Are we there yet?

Posted August 31, 2012

Are we there yet?

I scrabbled sideways, like a crab, over gigantic boulders and jagged basalt rocks. Midnight was drawing near and the light was fading fast.  My breathing became rapid and shallow. How much longer could I go on?

Although I’ve done some hiking on my last two holidays, I still consider myself a novice. So when my husband spotted a walk around the Hestur peninsula in the Western Fjords of Iceland, described as “easy going”, I thought that even I could give it a go.
It all started off pleasantly enough as we followed a clear track along the eastern side of the peninsula. A group of ducks waddled down to the water and swam in a line into the middle of the fjord. The air was still; the water lapped gently against the shore. A pair of geese flew out of the cliff side and landed with a heavy splash. High above us, a few tiny, fluffy bundles stumbled across the rock face as their parents honked protectively from the water’s edge.

We walked on.

We had enjoyed the promised easy going for about an hour when my husband asked,
“What’s that funny clicking noise?”
I looked up. A beautiful black and white bird, with a finely shaped tail like a swallow, was circling above us.
“What kind of a bir….? Fuck!!”
We both ducked as the avian kamikaze swooped down and launched an attack on the tops of our heads. Again and again it dive bombed us. Click-click, peck, peck.

“Do something!” I yelled.
“I need a stick,” said my husband.  He’d heard that the best defence, when being attacked by an Arctic tern, was to wave a stick above your head. I looked around.
“Where am I going to find a stick? It’s Iceland – there are no trees!”
My husband resorted to brandishing the case of his camera above his head as I cowered by his side, flapping my arms and shouting,
“Get off me, you mad bint”.

We scurried on.

Once we had cleared the danger zone, we allowed ourselves a laugh at being bested by such a small bird. After another hour or so we felt we’d deserved a rest. We ate our sandwiches and I checked our progress. So far, so good – we’d almost reached half way. We should be able to complete the loop of the peninsula on schedule. How wrong we were.

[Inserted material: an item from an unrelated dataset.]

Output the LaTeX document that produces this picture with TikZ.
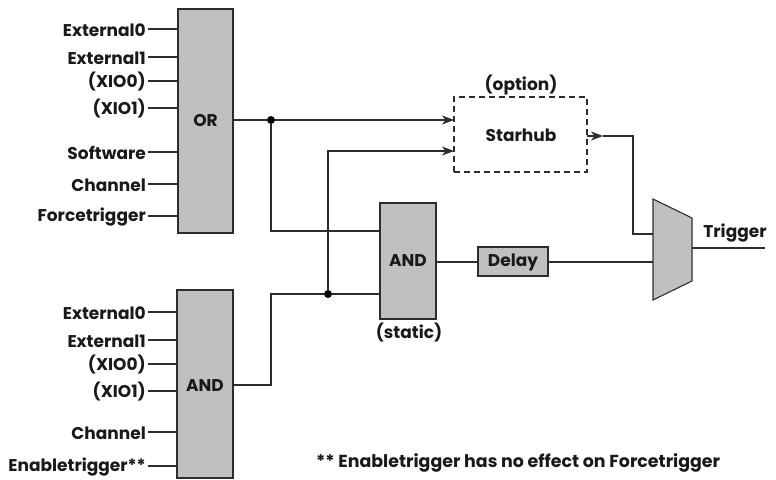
\documentclass[tikz,border=0pt]{standalone}
\usepackage{fontspec}
\setmainfont{Poppins}
\usetikzlibrary{arrows.meta,calc}
\definecolor{boxgray}{RGB}{192,192,192}
\definecolor{ln}{RGB}{45,45,45}
\tikzset{
  x=1pt,y=-1pt,
  txtfont/.style={font=\fontsize{17}{19}\selectfont\bfseries,inner sep=0pt,text=black!90},
  txt/.style={txtfont,yshift=-1pt},
  lab/.style={txt,anchor=east},
  gate/.style={draw=ln,line width=1.1pt,fill=boxgray,inner sep=0pt},
  wire/.style={draw=ln,line width=1.1pt},
  arr/.style={wire,-{Stealth[length=12pt,width=9pt,inset=3.5pt]}},
  dot/.style={circle,fill=black,inner sep=0pt,minimum size=8pt}
}
\begin{document}
\begin{tikzpicture}
\useasboundingbox (0,0) rectangle (776,479);
\node[gate,minimum width=55pt,minimum height=224pt] (orb) at (205.5,121) {};
\node[txt] (ort) at (205.5,120) {OR};
\node[gate,minimum width=56pt,minimum height=188pt] (andl) at (205,384) {};
\node[txt] (andlt) at (205,385) {AND};
\node[gate,minimum width=56pt,minimum height=116pt] (andm) at (408,261) {};
\node[txt] (andmt) at (408,260) {AND};
\node[gate,minimum width=70pt,minimum height=29pt] (delay) at (513,261.5) {};
\node[txt] (delayt) at (513,261) {Delay};
\node[draw=ln,dash pattern=on 6pt off 4pt,line width=1.1pt,minimum width=133pt,minimum height=75pt,inner sep=0pt] (star) at (520.5,134.5) {};
\node[txt] (startxt) at (521,134) {Starhub};
\node[txt] (opt) at (521,84) {(option)};
\node[txt] (stat) at (409,332) {(static)};
\node[txt] (trg) at (735,232) {Trigger};
\node[txt,anchor=west,font=\fontsize{17.4}{19}\selectfont\bfseries] (note) at (316,462) {** Enabletrigger has no effect on Forcetrigger};
\draw[wire,fill=boxgray] (653,199) coordinate (mA) -- (692,218) -- (692,281) -- (653,300) -- cycle;
\foreach \n/\t/\y in {a/External0/29,b/External1/57,c/(XIO0)/81,d/(XIO1)/108,e/Software/152,f/Channel/184,g/Forcetrigger/216}{
  \node[lab] (o\n) at (146,\y) {\t};
  \draw[wire] ($(o\n.east)+(2,-1)$) -- (178,\y);
}
\foreach \n/\t/\y in {a/External0/312,b/External1/340,c/(XIO0)/364,d/(XIO1)/391,e/Channel/432,f/Enabletrigger**/466}{
  \node[lab] (l\n) at (146,\y) {\t};
  \draw[wire] ($(l\n.east)+(2,-1)$) -- (177,\y);
}
\node[dot] (j1) at (271,120) {};
\node[dot] (j2) at (328,294) {};
\coordinate (i1) at (454,120);
\coordinate (i2) at (454,151);
\draw[arr] (233,120) -- (j1) -- (i1);
\draw[wire] (j1) -- (271,231) -- (380,231);
\draw[wire] (233,385) -- (271,385) -- (271,294) -- (j2) -- (380,294);
\draw[arr] (j2) -- (328,151) -- (i2);
\draw[wire] (436,262) -- (478,262);
\draw[wire] (548,262) -- (653,262);
\coordinate (t1) at (603,136);
\draw[arr] (587,136) -- (t1);
\draw[wire] (t1) -- (633,136) -- (633,234) -- (653,234);
\draw[wire] (692,248) -- (765,248);
\end{tikzpicture}
\end{document}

As soon as we turned into the western side, the path vanished and the terrain became rougher. We gingerly pushed our way through thick tufts of knee-high grass. I jarred one ankle, then the other as I sank into the deep crevices that lurked beneath. I stubbed my toes on hidden rocks. At one point my husband’s entire leg disappeared down a hole. He writhed and twisted.
“I think I’m stuck,” he said.
I looked on with horror. Who was going to hack a path through the grass for me now? I told him to try harder. He did; eventually he succeeded in freeing himself.

We struggled on.

Our progress had slowed to a snail’s pace. It was getting late; more endless swathes of grass lay in front of us. Surely there must be an easier way round than this? We scanned the cliff side.  Maybe there was a track at a higher level that we’d missed? But all we could see was sheer rock and ominous dark scree.

We looked down at the water. The tide had gone out, exposing a rough shingle beach. It had to be easier to negotiate than the hellish grass. It was … but only marginally. What looked like rough shingle, from a distance, turned out to be large, uneven pebbles and rocks, freshly coated with slippery seaweed. 

We slithered and teetered along the shore line.

The beach assault course eventually gave way to soft, black sand and, for the first time in hours, we found ourselves walking on a level surface. The lights from the roadway twinkled tantalisingly. Nearly there now; we punched the air in triumph. Little did we know that the worst was yet to come.

We rounded what we thought was the last bend only to discover that our path was blocked by gigantic boulders. My husband asked me anxiously if I thought I could climb over them.
“I’ll bloody well have to, won’t I?” was my snappish reply.

Fear (a sheer cliff loomed above me; the fathomless waters of the fjord lay in front of me; it was almost dark!) drove me on and I did manage to scrabble over them. I’d have given myself a celebratory pat on the back but I needed both hands to cling to the rock. I stifled my sobs and comforted myself with the knowledge that it was a circular walk. We weren’t lost and we would eventually complete a loop.

And so we staggered on…

 We finished our “easy going” walk just after midnight. It had taken us 9 hours. My legs were so heavy and stiff that, for the next two days, I lumbered around with all the grace and charm of Frankenstein.